**Written task**
Collect every line in the records below that contains the word "this".

**Source data**
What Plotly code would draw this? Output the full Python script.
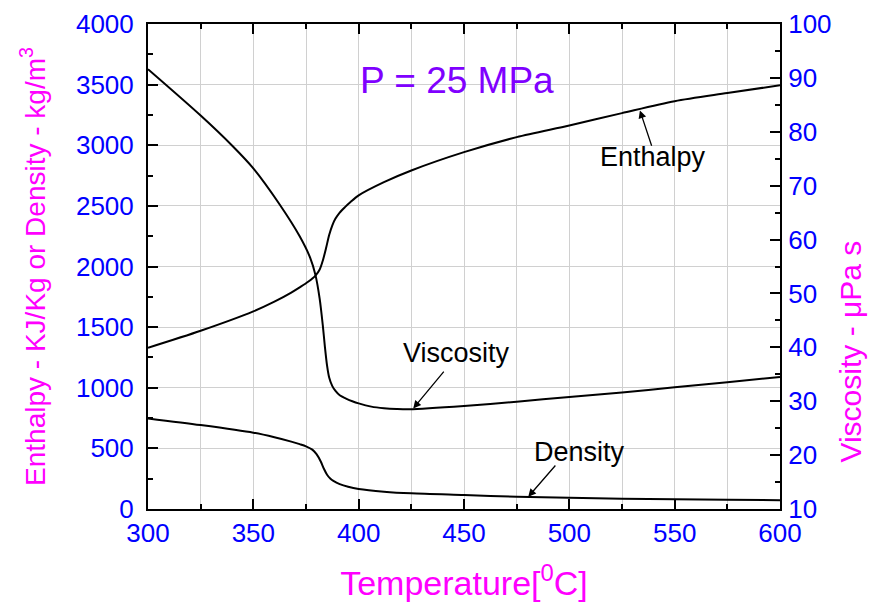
import plotly.graph_objects as go

# ---- data ----
enth_T = [300, 325, 350, 360, 368, 372, 376, 379.5, 381.5, 383, 384.5, 386, 387.5, 389, 391, 393.5, 396, 400,
          412, 425, 450, 475, 500, 525, 550, 575, 600]
enth_H = [1330, 1470, 1630, 1710, 1785, 1828, 1874, 1925, 1975, 2050, 2150, 2260, 2340, 2395, 2445, 2490, 2530, 2587,
          2696, 2792, 2943, 3067, 3163, 3265, 3363, 3430, 3495]

visc_T = [300, 325, 340, 350, 362.5, 372, 377, 379.5, 381.5, 383, 384, 385, 386, 387.5, 389, 391, 394, 397,
          400, 406, 412, 418, 424, 450, 475, 500, 525, 550, 575, 600]
visc_V = [91.6, 83.0, 77.4, 73.2, 66.5, 60.6, 56.6, 53.4, 49.0, 44.0, 40.0, 36.6, 34.4, 32.8, 31.9, 31.1, 30.5, 30.0,
          29.6, 29.0, 28.7, 28.55, 28.5, 29.1, 29.9, 30.8, 31.6, 32.6, 33.5, 34.5]

dens_T = [300, 325, 350, 360, 368, 372, 375, 378, 380, 382, 383.5, 385, 386.5, 388, 391, 395, 400,
          412, 425, 450, 475, 500, 525, 550, 575, 600]
dens_D = [747, 692, 629, 592, 556, 535, 517, 490, 452, 392, 332, 283, 252, 232, 205, 183, 165,
          143, 129, 115, 101, 93, 85, 80, 76, 72]

x_ticks = [300, 350, 400, 450, 500, 550, 600]
y_ticks = [0, 500, 1000, 1500, 2000, 2500, 3000, 3500, 4000]
y2_ticks = [10, 20, 30, 40, 50, 60, 70, 80, 90, 100]

FONT = "Arial, Liberation Sans, sans-serif"
BLUE = "#0000ff"
MAG = "#ff00ff"
GRID = "#d0d0d0"

fig = go.Figure()
line = dict(color="black", width=2, shape="spline", smoothing=0.8)
fig.add_trace(go.Scatter(x=enth_T, y=enth_H, mode="lines", line=line, name="Enthalpy"))
fig.add_trace(go.Scatter(x=dens_T, y=dens_D, mode="lines", line=line, name="Density"))
fig.add_trace(go.Scatter(x=visc_T, y=visc_V, mode="lines", line=line, name="Viscosity", yaxis="y2"))

fig.update_layout(
    width=875, height=608,
    margin=dict(l=148, r=95, t=24, b=99, autoexpand=False),
    paper_bgcolor="white", plot_bgcolor="white",
    showlegend=False,
    font=dict(family=FONT, color="black"),
    xaxis=dict(
        range=[300, 600], tickvals=x_ticks, ticks="inside", ticklen=10, tickwidth=2,
        tickcolor="black", showline=True, linecolor="black", linewidth=2, mirror="ticks",
        showgrid=True, gridcolor=GRID, gridwidth=1, zeroline=False, automargin=False,
        minor=dict(dtick=25, tick0=300, ticks="inside", ticklen=5, tickwidth=2, tickcolor="black",
                   showgrid=True, gridcolor=GRID, gridwidth=1),
        tickfont=dict(size=26, color=BLUE, family=FONT),
        title=dict(text="Temperature[<sup>0</sup>C]", font=dict(size=34, color=MAG, family=FONT), standoff=24),
    ),
    yaxis=dict(
        range=[0, 4000], tickvals=y_ticks, ticks="inside", ticklen=10, tickwidth=2,
        tickcolor="black", showline=True, linecolor="black", linewidth=2, mirror=False,
        showgrid=True, gridcolor=GRID, gridwidth=1, zeroline=False, automargin=False,
        minor=dict(dtick=250, tick0=0, ticks="inside", ticklen=5, tickwidth=2, tickcolor="black",
                   showgrid=False),
        tickfont=dict(size=26, color=BLUE, family=FONT),
        ticklabelstandoff=7,
        title=dict(text="Enthalpy - KJ/Kg or Density - kg/m<sup>3</sup>",
                   font=dict(size=28, color=MAG, family=FONT), standoff=22),
    ),
    yaxis2=dict(
        range=[10, 100], tickvals=y2_ticks, overlaying="y", side="right", ticks="inside",
        ticklen=10, tickwidth=2, tickcolor="black", showline=True, linecolor="black", linewidth=2,
        showgrid=False, zeroline=False, automargin=False,
        minor=dict(dtick=5, tick0=10, ticks="inside", ticklen=5, tickwidth=2, tickcolor="black",
                   showgrid=False),
        tickfont=dict(size=26, color=BLUE, family=FONT),
        ticklabelstandoff=1,
    ),
)

ann = []
# right axis title placed where the reference shows it
ann.append(dict(x=1.111, y=0.325, xref="paper", yref="paper", text="Viscosity - \u03bcPa s",
                textangle=-90, showarrow=False, xanchor="center", yanchor="middle",
                font=dict(size=30, color=MAG, family=FONT)))
# title text
ann.append(dict(x=446.5, y=3535, xref="x", yref="y", text="P = 25 MPa", showarrow=False,
                font=dict(size=37, color="#8000ff", family=FONT)))
# labels
for txt, x, y in [("Enthalpy", 539.5, 2900), ("Viscosity", 446.6, 1285), ("Density", 505.0, 472)]:
    ann.append(dict(x=x, y=y, xref="x", yref="y", text=txt, showarrow=False,
                    font=dict(size=27, color="black", family=FONT)))
# arrows (tip x,y ; tail ax,ay)
for tip, tail in [((533.5, 3287), (539.3, 2984)),
                  ((425.9, 829), (441.0, 1145)),
                  ((480.5, 101), (494.0, 371))]:
    ann.append(dict(x=tip[0], y=tip[1], ax=tail[0], ay=tail[1], xref="x", yref="y",
                    axref="x", ayref="y", text="", showarrow=True, arrowhead=2,
                    arrowsize=1.2, arrowwidth=1.3, arrowcolor="black"))
fig.update_layout(annotations=ann)

fig.write_html("out.html")
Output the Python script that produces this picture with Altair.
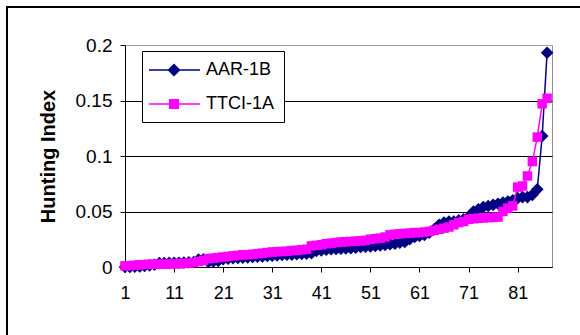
import altair as alt
import pandas as pd

# Hunting index per vehicle, two truck types
series_names = ["AAR-1B", "TTCI-1A"]
series_colors = ["#000080", "#FF00FF"]

aar_1b = [
    0.0, 0.0, 0.0002, 0.0005, 0.001, 0.0015, 0.002, 0.0035, 0.0036, 0.0037,
    0.0038, 0.0038, 0.004, 0.0042, 0.0045, 0.0068, 0.007, 0.0045, 0.005, 0.0055,
    0.007, 0.0075, 0.008, 0.0082, 0.0085, 0.0087, 0.009, 0.0092, 0.0095, 0.01,
    0.0102, 0.0105, 0.0108, 0.011, 0.0112, 0.0115, 0.0118, 0.012, 0.0125, 0.0145,
    0.015, 0.0155, 0.016, 0.0163, 0.0165, 0.0168, 0.017, 0.0175, 0.018, 0.0182,
    0.0185, 0.019, 0.0195, 0.02, 0.0205, 0.021, 0.022, 0.0225, 0.025, 0.027,
    0.028, 0.029, 0.031, 0.034, 0.038, 0.04, 0.041, 0.041, 0.042, 0.043,
    0.045, 0.05, 0.052, 0.054, 0.055, 0.056, 0.057, 0.058, 0.059, 0.06,
    0.062, 0.063, 0.063, 0.065, 0.07, 0.118, 0.193,
]

ttci_1a = [
    0.001, 0.0012, 0.0015, 0.002, 0.0022, 0.0024, 0.0025, 0.0025, 0.0026, 0.0027,
    0.0028, 0.003, 0.0032, 0.0035, 0.004, 0.005, 0.006, 0.0075, 0.008, 0.0085,
    0.009, 0.0095, 0.01, 0.0105, 0.011, 0.011, 0.0115, 0.012, 0.0125, 0.013,
    0.0135, 0.0138, 0.014, 0.0142, 0.0148, 0.015, 0.0155, 0.016, 0.019, 0.0195,
    0.02, 0.021, 0.0215, 0.022, 0.0225, 0.0228, 0.023, 0.0233, 0.0235, 0.024,
    0.025, 0.0255, 0.026, 0.027, 0.029, 0.0295, 0.03, 0.0302, 0.0305, 0.031,
    0.031, 0.0315, 0.032, 0.033, 0.034, 0.035, 0.036, 0.038, 0.04, 0.041,
    0.043, 0.0435, 0.044, 0.0443, 0.0445, 0.0447, 0.045, 0.05, 0.053, 0.055,
    0.072, 0.073, 0.082, 0.095, 0.117, 0.147, 0.152,
]

x_ticks = [1, 11, 21, 31, 41, 51, 61, 71, 81]
y_ticks = [0, 0.05, 0.1, 0.15, 0.2]

rows = []
for name, vals in zip(series_names, [aar_1b, ttci_1a]):
    for i, v in enumerate(vals, start=1):
        rows.append({"n": i, "series": name, "value": v})
df = pd.DataFrame(rows)

FONT = "Liberation Sans"

# legend symbols: a thin bar (the line) with the series marker on it;
# unit = 10 px, symbol centre sits 10 px right of the entry's left edge
line_part = "M-1.2,-0.075L3.9,-0.075L3.9,0.075L-1.2,0.075Z"
diamond_path = line_part + " M1.3,-0.65L1.95,0L1.3,0.65L0.65,0Z"
square_path = line_part + " M0.8,-0.5L1.8,-0.5L1.8,0.5L0.8,0.5Z"

legend = alt.Legend(
    title=None,
    orient="none",
    legendX=17,
    legendY=6,
    direction="vertical",
    fillColor="white",
    strokeColor="black",
    padding=9,
    labelFont=FONT,
    labelFontSize=18,
    labelColor="black",
    labelOffset=35,
    rowPadding=15,
    symbolSize=400,
    symbolStrokeWidth=0,
    symbolOpacity=1,
)

x_enc = alt.X(
    "n:Q",
    scale=alt.Scale(domain=[1, 88], nice=False, zero=False),
    axis=alt.Axis(
        values=x_ticks, format="d", title=None, grid=False,
        domainColor="black", tickColor="black", tickSize=5,
        labelFont=FONT, labelFontSize=18, labelColor="black", labelPadding=12,
        labelFlush=False,
    ),
)
y_enc = alt.Y(
    "value:Q",
    scale=alt.Scale(domain=[0, 0.2], nice=False),
    axis=alt.Axis(
        values=y_ticks, format="~g", title="Hunting Index",
        titleFont=FONT, titleFontSize=20, titleFontWeight="bold", titleColor="black",
        titleAngle=270, titleX=-77, titleY=111, titleAlign="center", titleBaseline="middle",
        grid=True,
        gridColor={"condition": {"test": "datum.value >= 0.2", "value": "#a0a0a0"}, "value": "#000000"},
        gridWidth=1,
        domainColor="black", tickColor="black", tickSize=5,
        labelFont=FONT, labelFontSize=19, labelColor="black", labelPadding=8,
    ),
)
color_scale = alt.Scale(domain=series_names, range=series_colors)
color_enc = alt.Color("series:N", scale=color_scale, legend=legend)

base = alt.Chart(df)

# outer frame around the whole figure
frame = alt.Chart(pd.DataFrame({"k": [0]})).mark_rect(
    fillOpacity=0, stroke="black", strokeWidth=2
).encode(x=alt.value(-118), x2=alt.value(480), y=alt.value(-38), y2=alt.value(320))

layers = [frame]
for name, shape, size in [("AAR-1B", "diamond", 160), ("TTCI-1A", "square", 90)]:
    sub = base.transform_filter(alt.datum.series == name)
    layers.append(sub.mark_line(strokeWidth=1.5).encode(x=x_enc, y=y_enc, color=color_enc))
    layers.append(
        sub.mark_point(shape=shape, filled=True, size=size, opacity=1).encode(
            x=x_enc, y=y_enc, color=color_enc
        )
    )

# legend carrier: no rows drawn, the legend comes from the fixed scale domains
legend_layer = base.transform_filter("false").mark_point(
    filled=True, size=400, opacity=1
).encode(
    x=x_enc,
    y=y_enc,
    color=color_enc,
    shape=alt.Shape(
        "series:N",
        scale=alt.Scale(domain=series_names, range=[diamond_path, square_path]),
        legend=legend,
    ),
)
layers.append(legend_layer)

chart = (
    alt.layer(*layers)
    .properties(
        width=427,
        height=222,
        autosize=alt.AutoSizeParams(type="none"),
        padding={"left": 125, "top": 45, "right": 28, "bottom": 68},
        background="white",
    )
    .configure_view(stroke="#909090", strokeWidth=1)
)

chart.save("out.html", embed_options={"renderer": "svg", "actions": False})
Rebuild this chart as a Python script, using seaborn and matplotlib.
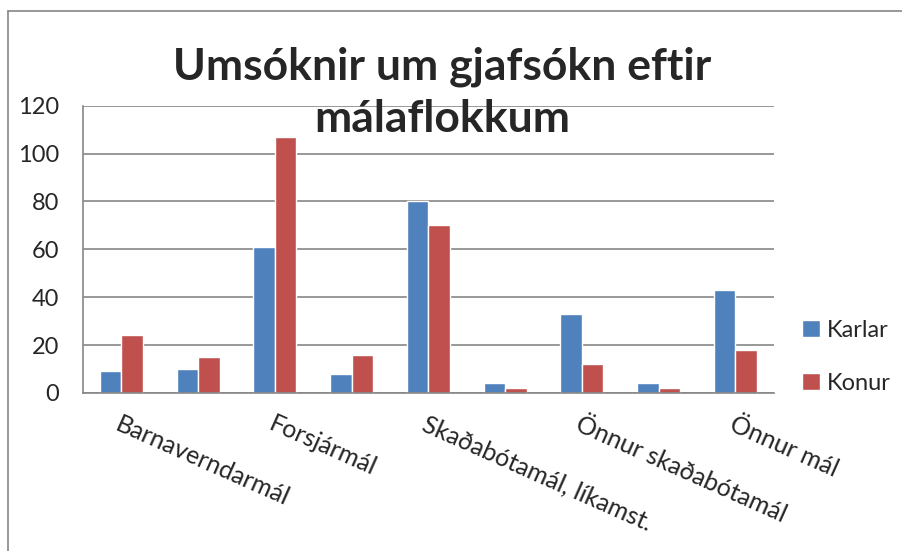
import pandas as pd
import seaborn as sns
import matplotlib.pyplot as plt
from matplotlib.lines import Line2D

# Data
categories = ['Barnaverndarmál', 'Cat2', 'Forsjármál', 'Cat4', 'Skaðabótamál, líkamst.',
              'Cat6', 'Önnur skaðabótamál', 'Cat8', 'Önnur mál']
tick_labels = ['Barnaverndarmál', '', 'Forsjármál', '', 'Skaðabótamál, líkamst.',
               '', 'Önnur skaðabótamál', '', 'Önnur mál']
karlar = [9, 10, 61, 8, 80, 4, 33, 4, 43]
konur = [24, 15, 107, 16, 70, 2, 12, 2, 18]
series = ['Karlar', 'Konur']
colors = ['#4F81BD', '#C0504D']

df = pd.DataFrame({
    'flokkur': categories * 2,
    'fjoldi': karlar + konur,
    'kyn': ['Karlar'] * len(karlar) + ['Konur'] * len(konur),
})

sns.set_style('white')
plt.rcParams['font.family'] = ['Lato', 'DejaVu Sans']

fig = plt.figure(figsize=(9.03, 5.51), dpi=100)
ax = fig.add_axes([0.092, 0.287, 0.765, 0.521])

sns.barplot(data=df, x='flokkur', y='fjoldi', hue='kyn', hue_order=series,
            palette=colors, width=0.56, saturation=1, ax=ax, legend=True)

ax.set_ylim(0, 120)
ax.set_yticks(range(0, 121, 20))
ax.yaxis.grid(True, color='#868686', linewidth=1.2)
ax.set_axisbelow(True)
ax.set_xlim(-0.5, len(categories) - 0.5)
ax.set_xlabel('')
ax.set_ylabel('')

for s in ['top', 'right']:
    ax.spines[s].set_visible(False)
for s in ['left', 'bottom']:
    ax.spines[s].set_color('#868686')
    ax.spines[s].set_linewidth(1.2)

ax.tick_params(axis='y', length=0, labelsize=17, pad=17)
ax.tick_params(axis='x', length=0, pad=14)
ax.set_xticks(range(len(categories)))
ax.set_xticklabels(tick_labels, rotation=-24, ha='left', rotation_mode='anchor',
                   fontsize=18)

leg = ax.legend(loc='center left', bbox_to_anchor=(1.01, 0.125), frameon=False,
                fontsize=17, handlelength=0.75, handleheight=0.75,
                handletextpad=0.3, labelspacing=1.35)

fig.text(0.49, 0.832, 'Umsóknir um gjafsókn eftir\nmálaflokkum', ha='center',
         va='center', fontsize=32, fontweight='bold', linespacing=1.38)

# outer chart frame (only top and left edges show in the crop)
fig.add_artist(Line2D([0.009, 1.0], [0.98, 0.98], transform=fig.transFigure,
                      color='#868686', linewidth=1.2))
fig.add_artist(Line2D([0.009, 0.009], [0.0, 0.98], transform=fig.transFigure,
                      color='#868686', linewidth=1.2))

plt.savefig('out.png', dpi=100)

**Full answer**
What Plotly code would draw this? Output the full Python script.
Output the Python script that produces this picture with Altair.
Rebuild this chart as a Python script, using seaborn and matplotlib.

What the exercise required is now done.